The test ensures the functionality of storing nuclear fuel assemblies packed in the copper-steel canisters in tunnels drilled into rocks, as well as backfilling the tunnels with bentonite clay and sealing them with reinforced concrete plugs. The test involves the placement – within a 50-meter tunnel some 420m underground – of two test canisters containing heating elements to simulate the residual heat of used fuel. Conditions within the tunnel will be monitored using about 500 sensors. The test monitoring phase will continue for several years.
The canisters and the buffers were installed in the deposition test holes in the summer of 2018 and the backfilling of the tunnel with blocks and pellets started at the end of the summer. Tunnel backfilling was completed in early December.
Posiva said that the concreting phase in the construction of the end plug for the deposition tunnel was carried out on 3 May. A total of 130 cubic metres of concrete was poured to form the plug.
“We are talking about the largest continuous casting operation ever in Onkalo,” said R&D Coordinator Johanna Hansen. “Concreting work started at seven in the morning and was completed at seven in the evening on the same day. Once the formwork built for the concreting of the plug is removed, the surface of the plug will be the only visible part remaining from the FISST test.”

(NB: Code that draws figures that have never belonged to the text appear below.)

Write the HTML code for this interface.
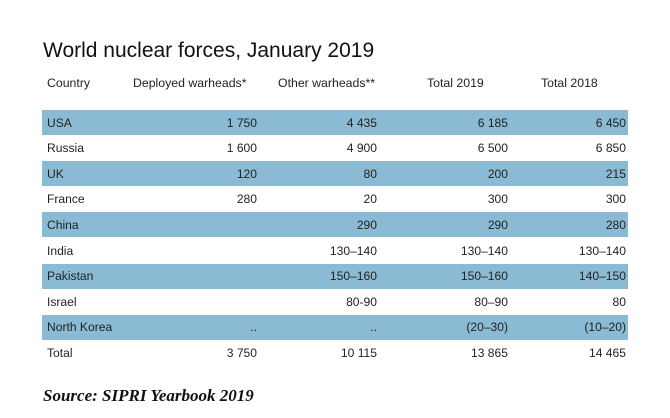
<!DOCTYPE html>
<html><head><meta charset="utf-8"><style>
body{margin:0;width:670px;height:418px;background:#fff;position:relative;overflow:hidden;font-family:"Liberation Sans",sans-serif;color:#222}
.a{position:absolute;white-space:nowrap}
.title{left:43px;top:39px;font-size:21px;color:#111}
.h{top:76px;font-size:12.3px;color:#222}
.band{position:absolute;left:42px;width:586px;height:25px;background:#8bbbd4}
.c{font-size:12.1px;line-height:14px}
.r{text-align:right;width:100px}
.src{left:43px;top:386px;font-family:"Liberation Serif",serif;font-style:italic;font-weight:bold;font-size:17px;color:#111}
</style></head><body>
<div class="a title">World nuclear forces, January 2019</div>
<div class="a h" style="left:47px">Country</div>
<div class="a h" style="left:133px">Deployed warheads*</div>
<div class="a h" style="left:278px">Other warheads**</div>
<div class="a h" style="left:427px">Total 2019</div>
<div class="a h" style="left:541px">Total 2018</div>
<div id="tbl"></div>
<div class="a src">Source: SIPRI Yearbook 2019</div>
<script>
const countries=["USA","Russia","UK","France","China","India","Pakistan","Israel","North Korea","Total"];
const deployed=["1 750","1 600","120","280","","","","","..","3 750"];
const other=["4 435","4 900","80","20","290","130–140","150–160","80-90","..","10 115"];
const total2019=["6 185","6 500","200","300","290","130–140","150–160","80–90","(20–30)","13 865"];
const total2018=["6 450","6 850","215","300","280","130–140","140–150","80","(10–20)","14 465"];
const tbl=document.getElementById('tbl');
const top0=110,rh=25.6;
const cols=[[deployed,257,'deployed'],[other,377,'other'],[total2019,508,'total-2019'],[total2018,626,'total-2018']];
countries.forEach((c,i)=>{
  const y=top0+i*rh;
  if(i%2===0&&i<9){const b=document.createElement('div');b.className='band';b.style.top=y+'px';
    
    
    tbl.appendChild(b);}
  const t=document.createElement('div');t.className='a c';t.style.left='47px';t.style.top=(y+5.5)+'px';t.textContent=c;
  
  
  tbl.appendChild(t);
  cols.forEach(([arr,right,nm])=>{
    const d=document.createElement('div');d.className='a c r';d.style.left=(right-100)+'px';d.style.top=(y+5.5)+'px';d.textContent=arr[i];
    
    
    tbl.appendChild(d);
  });
});
</script>
</body></html>
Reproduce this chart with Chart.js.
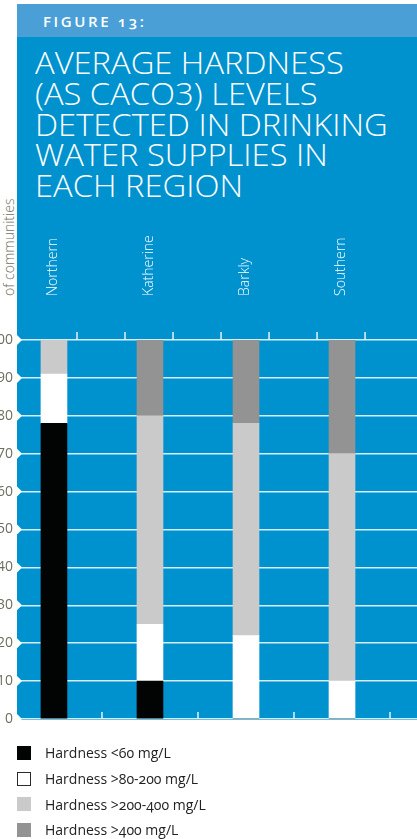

Once the FISST test is completed, Posiva will conduct an integrated systems test, which will see final disposal operations tested without actual used nuclear fuel. The test will provide more information concerning the functionality of the various phases of the final disposal process.
The site for Posiva’s repository at Eurajoki near Olkiluoto was selected in 2000. The Finnish parliament approved the decision-in-principle on the repository project the following year. Posiva – jointly owned by Finnish nuclear utilities Fortum and Teollisuuden Voima Oyj – submitted its construction licence application to the Ministry of Employment and the Economy in December 2013. Posiva studied the rock at Olkiluoto and prepared its licence application using results from the Onkalo underground laboratory, which would be expanded to form the basis of the repository. The government granted a construction licence for the project in November 2015. Construction work on the repository started a year later. Posiva is still required to obtain a separate operating licence for the facility. Operation of the repository is expected to begin in 2023.